“The Interlopers” by Saki, a pseudonym for British writer H. H. Munro, is a masterful short story that intertwines nature, human morals, and societal critiques, particularly of the elite classes. Saki’s trademark is his skillful use of twist endings, and this story is a classic example of that.
Set in the stormy, winter-bound Carpathian Mountains, the story opens with Ulrich von Gradwitz patrolling a forest.
This is no ordinary patrol; Ulrich is on a mission to confront his lifelong enemy, Georg Znaeym. The root of their enmity lies in a generations-old family feud over land ownership, which the court settled in the von Gradwitz family’s favor.
However, the Znaeym family never accepted this verdict, leading to decades of bitter disputes and confrontations, culminating in this fateful night.
As Ulrich tracks through the forest, he notices that the usually dormant nocturnal animals, including roebucks, are unusually active—a sign he interprets as Georg’s presence in the area.
His intuition proves correct when he encounters Georg beside a large beech tree. The moment is tense; years of hatred and rivalry hang in the air. Both men understand that to kill the other without a word would be dishonorable. But before either can act, nature intervenes.
A massive branch from the tree crashes down, pinning them both.
Trapped, injured, and helpless, Ulrich and Georg are forced into an uneasy proximity. Initially, they trade threats and mock each other, but as time wears on, something changes.
Ulrich, moved by pity and a sudden realization of the futility of their feud, offers Georg a drink from his wine flask. Though Georg initially refuses, Ulrich’s gesture plants a seed of reconciliation.
Gradually, Ulrich’s idea of friendship and ending the feud takes root in Georg’s mind too.
They envision a future where they are no longer enemies but allies, shocking their community with a newfound camaraderie.
In a heartwarming turn, Georg accepts Ulrich’s hand of friendship, imagining joint holiday celebrations and a peaceful coexistence.
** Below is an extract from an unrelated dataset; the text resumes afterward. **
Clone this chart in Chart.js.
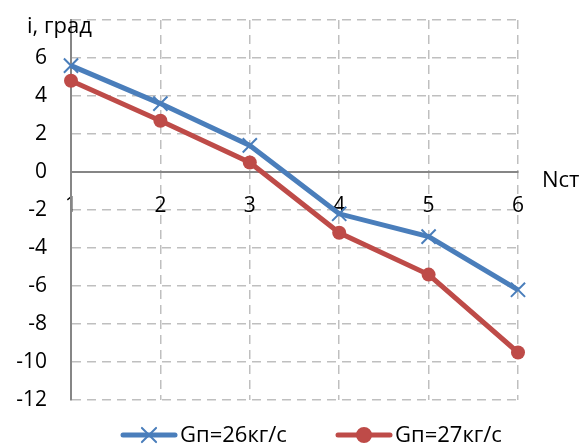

As they wait for rescue, their hopes shift.
They no longer wish for their men to arrive first to harm the other but to save and honor their new friend.
When the wind calms, they shout together for help, seeing figures approach.
However, the story delivers its final, chilling twist: the figures aren’t their men, but a pack of wolves. Saki’s narrative leaves the reader pondering the ironies of nature, fate, and human conflict.
1. The Futility and Destructiveness of Feuds and Conflicts
“The Interlopers” delves deeply into the destructive nature of longstanding feuds, particularly those passed down through generations.
The story vividly portrays how the grudge between Ulrich von Gradwitz and Georg Znaeym, rooted in a legal dispute over land ownership, escalates to a personal and consuming hatred. This animosity blinds them to the potential for peace and mutual coexistence.
The narrative illustrates how such conflicts, often based on pride or inherited grievances, can lead to a wasteful expenditure of energy and resources, and, ultimately, to tragic consequences.
The story emphasizes the senselessness of such feuds, as the protagonists’ epiphany about the possibility of reconciliation comes only when they are forced into a vulnerable and helpless situation, illustrating the pointless loss of time and opportunity for harmony.
2. The Power of Nature and Its Indifference to Human Struggles
Saki uses the setting of the Carpathian forest and the harsh winter storm to emphasize the formidable and indifferent power of nature.
The story serves as a reminder of humanity’s vulnerability in the face of natural forces. The critical moment where a tree branch traps both Ulrich and Georg symbolizes nature’s random and uncontrollable power, indifferent to human disputes and egos.
This theme is further reinforced by the portrayal of wildlife in the story, which reacts instinctively to the storm, unlike the protagonists, who are guided by human emotions and conflicts.
The ending, with the arrival of wolves, underscores the ultimate supremacy and unpredictability of nature over human affairs.
3. Transformation and Redemption through Compassion and Understanding
Initially, Ulrich and Georg are depicted as embodiments of inherited hatred and rivalry. However, their shared predicament leads to a gradual shift in their perspectives.
Ulrich’s offer of wine to Georg, and his subsequent proposition of peace, initiates a change in their relationship. This act of compassion and the ensuing dialogue open a pathway to mutual understanding and the realization of the futility of their feud.
The story suggests that empathy and kindness can break down even the most entrenched barriers of enmity, offering a chance for redemption and the transformation of relationships.
“The Interlopers” is a tale where Saki masterfully uses irony and a surprise ending to challenge the reader’s expectations and underscore the unpredictable nature of life.
The story serves as a reminder of how quickly life can change and how often external forces, like nature, can disrupt human plans and conflicts.
It’s a compelling commentary on the transient nature of human enmity and the profound impact of empathy and understanding in resolving deep-seated disputes.